Surely it's an unfair comparison. Vetri is not only a restauranteur, he's one of the best in the country. His namesake restaurant, Vetri, is up for a Beard award this year, and Osteria was a semi-finalist. Restaurant cooking dösn't translate well to the home. Restaurant cookbooks give me the same feeling as high fashion — lovely, but it will never make it into my day-to-day.

On the other hand, three of my get-it-on-the-table dinners are classic Italian pasta dishes: penne a la vodka, penne puttanesca, and spaghetti carbonara. My German go-to dinners are Käsespätzle, lentil soup and Spätzle, sausages with good bread, cold cuts (this is the traditional German supper; Germans have a big meal at lunch), and pancake soup (less weird if you eat French toast for dinner too).

[My son has loved bread from an early age.]Perhaps it's the American interest in savories when considering cuisine versus my own interest in baked sweets, and Germans have a lot of interest in baking. The recent Culinaria Germany said it was the land of 300 breads; I simply say the Germans never forgot that a chewy, whole-grain bread is a damn sight tastier than something that can be compressed into a ball. Germans start and end the day with bread-based meals (although our current German exchange student eats cereal for breakfast here and at home). Often they throw in an extra meal to get a slice of cake; it happens at 3 p.m. and is called "coffee," but the cake is the star. Glorious cakes, with fruit or cheese or cream or chocolate or nuts and every combination thereof, with sides of freshly whipped cream, tortes and kuchen and biskuit and rolladen. Light, fruity cakes in summer, rich and heavy cakes when it's cold. Whatever fruit is in season makes an appearance at coffee.

Christmas is a baker's heaven. Not just the country, but each region has its own special cookies, which may be unknown elsewhere in Germany. Home bakers might specialize not only in Christmas cookies, but in a particular Christmas cookie, like women who make three or four kinds of delicious Lebkuchen. The baked specialties also include breads with nuts or dried fruit, like Stollen and Hutzelbrot.

As far as Italian cuisine in America is concerned, baking starts with cannoli, runs through biscotti and ends with tiramisu, with a quick detour into focaccia. This is as accurate a picture of Italy as Black Forest cherry cake is representative of Germany (never seen it there). One of Nick Malgieri's many fantastic books is Italian Desserts, with dozens of recipes. Gina DePalma, the pastry chef at Babbo, is up for a James Beard award for her book, Dolce Italiano. But. I've delighted in the nuances of German bakeries and Konditereis for 30 years; how could I not prefer that over a half-hearted tiramisu or gloppy cannoli found at "Italian" chain restaurants? (America needs a German chain restaurant: Schnitzel Schnak, anyone?)

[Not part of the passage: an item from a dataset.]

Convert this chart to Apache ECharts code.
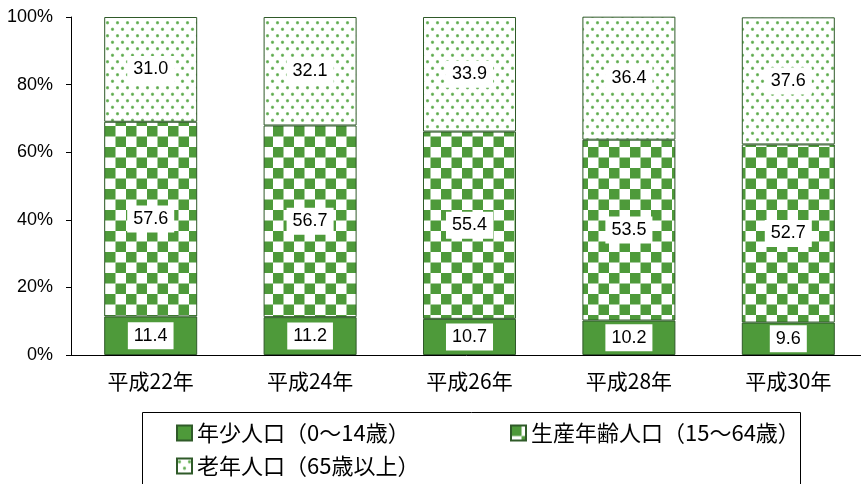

Germany has the most misunderstood food culture (and I've always loved an underdog). German specialties will often be passed off as Alsation (a region that has been switched between German and French rule for centuries) or Swiss; Spätzle usually gets this treatment. As much as Americans love their starches and fatty meats, they seem put off by the stereotypical German wurst. In reality, German food is great bread and cakes, salads of seasonal vegetables (often home grown), flavorful cheese and butter, wild game, and fresh fruit or excellent preserves.

German food is at once familiar to me and exotic. It doesn't hurt that our German friends and family are excellent cooks, with their own gardens, living near excellent butchers and bakers. It is the comfort food from my childhood or a dish I've never seen before.